I wrote about how this photo captured the divide between who America purports to be and who we have actually been, the gap between our founding promises and our current reality. How so much of our country’s history was reflected in a single image. https://www.theatlantic.com/ideas/archive/2021/01/confederates-in-the-capitol/617594/?utm_source=twitter&utm_medium=social&utm_campaign=share
The portrait in the background is of Charles Sumner, a Massachusetts senator and abolitionist who was beaten on the Senate floor by a Mississippi congressman for a speech Sumner gave criticizing slaveholders. Sumner experienced chronic, debilitating pain for the rest of his life.
The portrait behind the man carrying the Confederate Battle flag is one of John C. Calhoun, a pro-slavery senator and vice-president to both John Quincy Adams and Andrew Jackson, who wrote in 1837 that the existence of slavery "is, instead of an evil, a good—a positive good.”
And it is striking to think about this photo being taken the day after voters in Georgia chose the first Black person and the first Jewish person in the history of that state to serve in the Senate.
*Preston Brooks, the congressman who beat Sumner, was from South Carolina, not Mississippi.
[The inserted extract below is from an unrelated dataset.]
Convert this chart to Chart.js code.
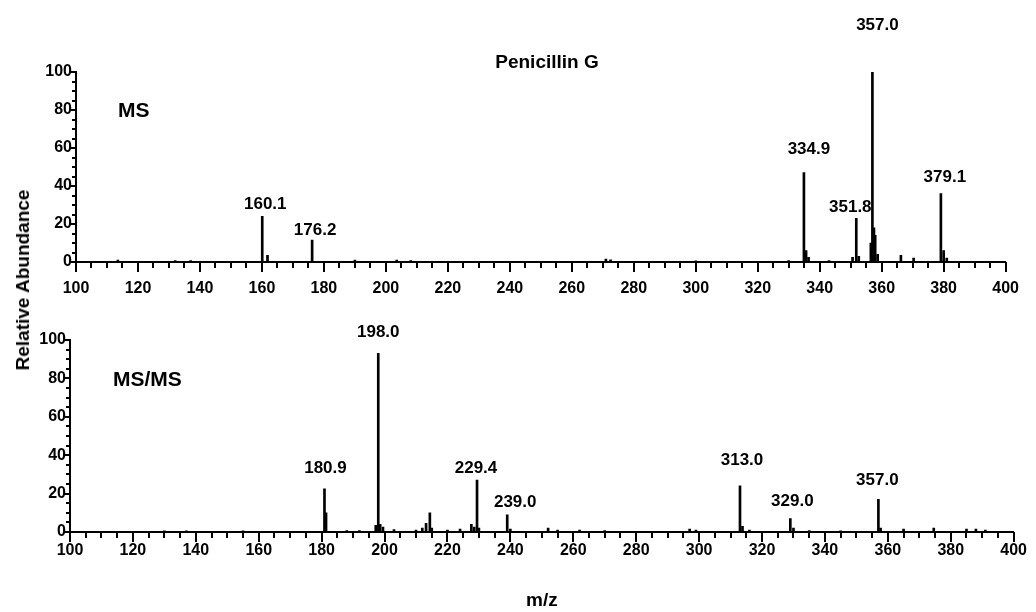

“I hold that in the present state of civilization, where two races of different origin, & distinguished by color...are brought together, the relation now existing in the slaveholding States between the two, is, instead of an evil, a good–a positive good.” https://teachingamericanhistory.org/library/document/slavery-a-positive-good/
It’s really something that Calhoun’s portrait is hanging in the halls of Congress in the first place.